Problem to work on: Nothing outside the range from the line with "Clone this chart" to the line with "import * as" belongs in the copy, and no pictures do either; repeat that range exactly.

┌─ Records

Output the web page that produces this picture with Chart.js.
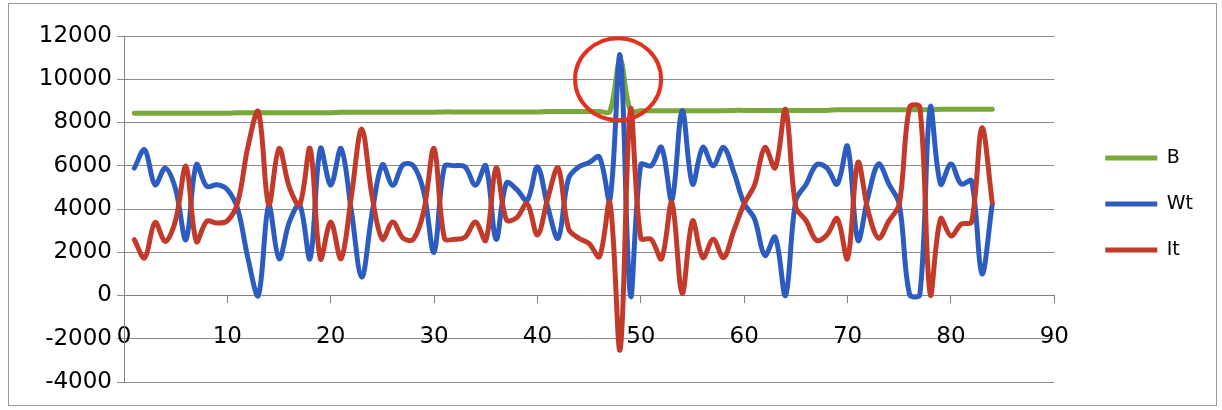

└─
┌─ Records

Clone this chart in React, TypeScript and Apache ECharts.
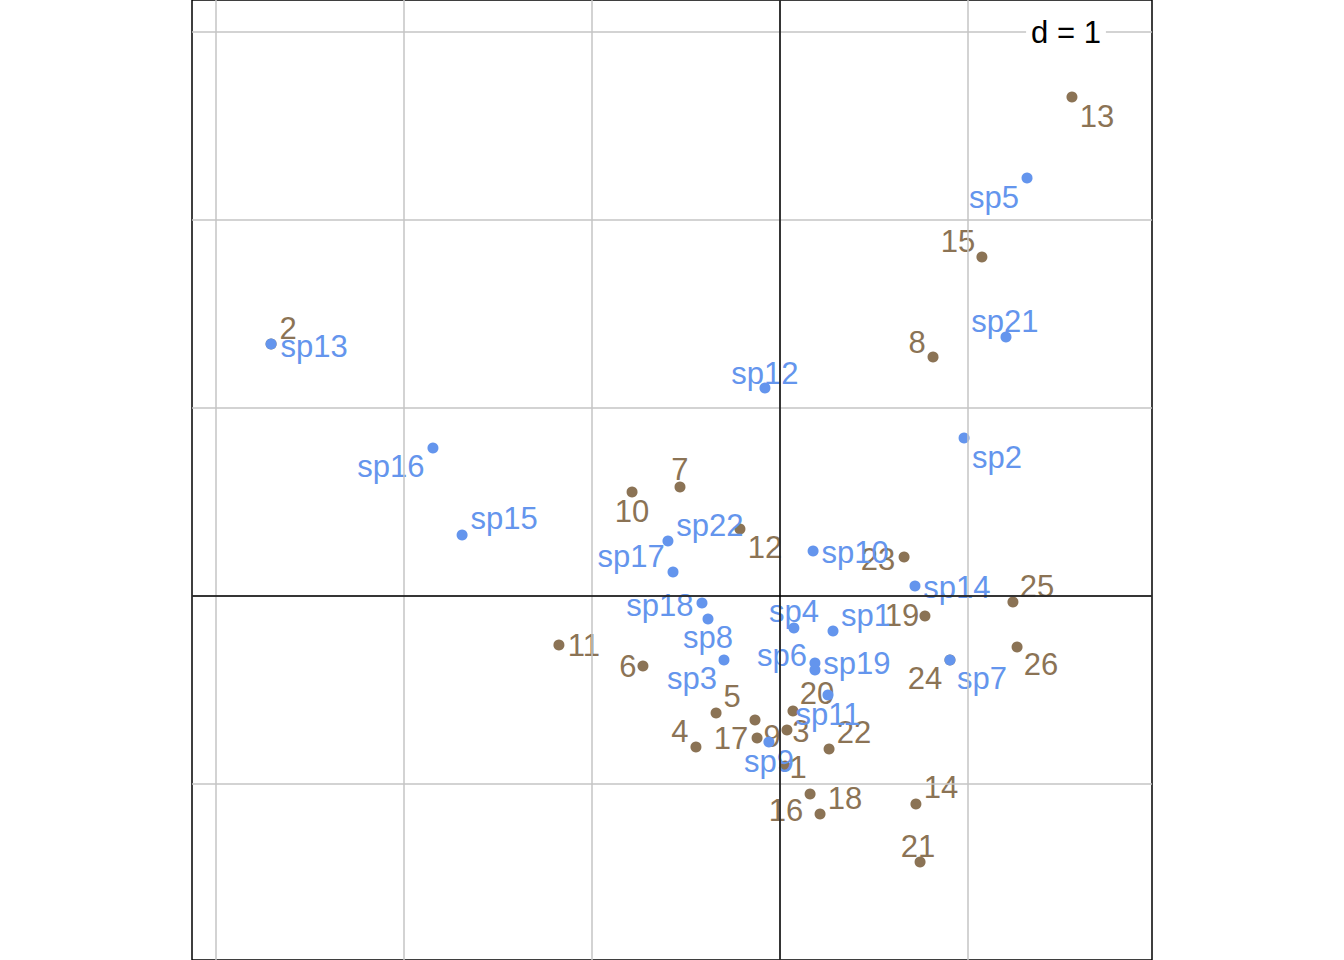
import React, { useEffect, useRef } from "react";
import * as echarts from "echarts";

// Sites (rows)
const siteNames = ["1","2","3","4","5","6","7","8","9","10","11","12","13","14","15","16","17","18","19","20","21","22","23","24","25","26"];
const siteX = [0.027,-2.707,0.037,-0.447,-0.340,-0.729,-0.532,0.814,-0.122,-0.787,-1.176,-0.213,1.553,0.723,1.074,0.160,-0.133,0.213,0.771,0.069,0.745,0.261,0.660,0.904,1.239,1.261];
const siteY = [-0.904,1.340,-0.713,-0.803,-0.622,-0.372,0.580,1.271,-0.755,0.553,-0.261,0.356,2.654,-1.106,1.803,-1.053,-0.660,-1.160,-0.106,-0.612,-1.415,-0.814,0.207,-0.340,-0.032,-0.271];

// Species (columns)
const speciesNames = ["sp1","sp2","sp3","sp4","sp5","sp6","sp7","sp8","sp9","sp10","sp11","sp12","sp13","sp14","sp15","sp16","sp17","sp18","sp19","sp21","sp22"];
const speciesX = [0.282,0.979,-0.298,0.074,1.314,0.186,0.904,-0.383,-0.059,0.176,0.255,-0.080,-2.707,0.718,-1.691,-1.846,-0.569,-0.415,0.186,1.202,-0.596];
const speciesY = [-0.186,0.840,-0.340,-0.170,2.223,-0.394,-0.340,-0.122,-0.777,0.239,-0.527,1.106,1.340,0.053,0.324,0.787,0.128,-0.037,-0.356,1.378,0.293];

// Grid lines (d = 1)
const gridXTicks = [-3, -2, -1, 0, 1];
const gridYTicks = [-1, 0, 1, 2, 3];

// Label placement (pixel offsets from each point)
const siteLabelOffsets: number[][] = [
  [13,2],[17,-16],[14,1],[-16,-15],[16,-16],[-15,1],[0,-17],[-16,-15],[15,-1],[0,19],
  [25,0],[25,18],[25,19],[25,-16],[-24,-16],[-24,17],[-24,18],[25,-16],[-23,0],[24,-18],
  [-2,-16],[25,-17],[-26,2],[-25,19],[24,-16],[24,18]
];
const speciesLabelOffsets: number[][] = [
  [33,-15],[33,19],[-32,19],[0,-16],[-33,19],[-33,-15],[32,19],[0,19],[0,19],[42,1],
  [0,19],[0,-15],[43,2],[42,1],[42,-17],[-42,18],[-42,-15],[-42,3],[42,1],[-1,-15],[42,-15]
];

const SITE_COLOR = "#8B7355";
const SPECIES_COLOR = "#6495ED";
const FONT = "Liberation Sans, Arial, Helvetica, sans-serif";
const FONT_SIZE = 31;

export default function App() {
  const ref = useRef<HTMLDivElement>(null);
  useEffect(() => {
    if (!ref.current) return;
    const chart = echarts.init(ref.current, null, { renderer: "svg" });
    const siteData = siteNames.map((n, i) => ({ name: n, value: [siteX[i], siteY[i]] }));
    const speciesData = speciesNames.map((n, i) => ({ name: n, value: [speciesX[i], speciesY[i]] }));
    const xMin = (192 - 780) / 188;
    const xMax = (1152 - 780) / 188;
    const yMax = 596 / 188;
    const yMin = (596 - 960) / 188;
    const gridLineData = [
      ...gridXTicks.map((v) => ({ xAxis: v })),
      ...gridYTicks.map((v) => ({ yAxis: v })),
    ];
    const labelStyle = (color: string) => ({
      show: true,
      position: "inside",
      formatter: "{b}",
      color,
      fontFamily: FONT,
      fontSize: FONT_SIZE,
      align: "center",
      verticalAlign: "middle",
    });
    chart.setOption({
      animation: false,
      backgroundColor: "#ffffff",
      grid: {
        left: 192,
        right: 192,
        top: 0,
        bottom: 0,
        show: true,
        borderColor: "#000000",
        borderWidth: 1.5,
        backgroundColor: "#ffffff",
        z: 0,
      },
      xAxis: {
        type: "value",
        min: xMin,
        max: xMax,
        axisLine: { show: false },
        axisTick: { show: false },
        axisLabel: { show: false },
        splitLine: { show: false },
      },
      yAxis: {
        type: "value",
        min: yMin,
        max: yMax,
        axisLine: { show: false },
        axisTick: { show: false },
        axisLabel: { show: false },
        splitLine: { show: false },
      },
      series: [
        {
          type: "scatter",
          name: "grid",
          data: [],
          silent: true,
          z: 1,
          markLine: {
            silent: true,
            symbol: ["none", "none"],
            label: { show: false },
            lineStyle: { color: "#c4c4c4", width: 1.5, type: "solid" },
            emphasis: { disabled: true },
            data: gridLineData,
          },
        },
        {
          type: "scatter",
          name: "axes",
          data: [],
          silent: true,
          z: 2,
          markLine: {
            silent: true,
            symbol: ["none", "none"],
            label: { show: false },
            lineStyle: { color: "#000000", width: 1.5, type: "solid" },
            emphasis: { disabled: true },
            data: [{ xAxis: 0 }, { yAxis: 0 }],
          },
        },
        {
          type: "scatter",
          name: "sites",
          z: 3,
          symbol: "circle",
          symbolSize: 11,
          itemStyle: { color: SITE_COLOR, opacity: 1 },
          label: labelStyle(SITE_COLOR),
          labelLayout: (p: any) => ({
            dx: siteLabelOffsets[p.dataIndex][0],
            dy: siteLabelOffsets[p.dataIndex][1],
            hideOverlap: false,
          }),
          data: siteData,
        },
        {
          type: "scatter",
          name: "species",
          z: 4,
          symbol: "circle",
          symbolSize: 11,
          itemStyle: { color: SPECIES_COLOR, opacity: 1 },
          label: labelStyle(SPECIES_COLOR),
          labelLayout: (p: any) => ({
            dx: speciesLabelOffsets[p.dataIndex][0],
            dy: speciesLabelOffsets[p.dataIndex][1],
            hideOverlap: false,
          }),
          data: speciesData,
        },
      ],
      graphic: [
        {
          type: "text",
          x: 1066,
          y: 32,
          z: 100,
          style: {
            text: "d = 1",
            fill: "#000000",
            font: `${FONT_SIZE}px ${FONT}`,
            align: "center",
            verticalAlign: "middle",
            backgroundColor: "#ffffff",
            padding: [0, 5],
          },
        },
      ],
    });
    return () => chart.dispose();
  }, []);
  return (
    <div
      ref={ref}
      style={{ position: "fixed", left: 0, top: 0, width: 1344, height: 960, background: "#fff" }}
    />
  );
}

└─

Task output:
Clone this chart in React, TypeScript and Apache ECharts.
import React, { useEffect, useRef } from "react";
import * as echarts from "echarts";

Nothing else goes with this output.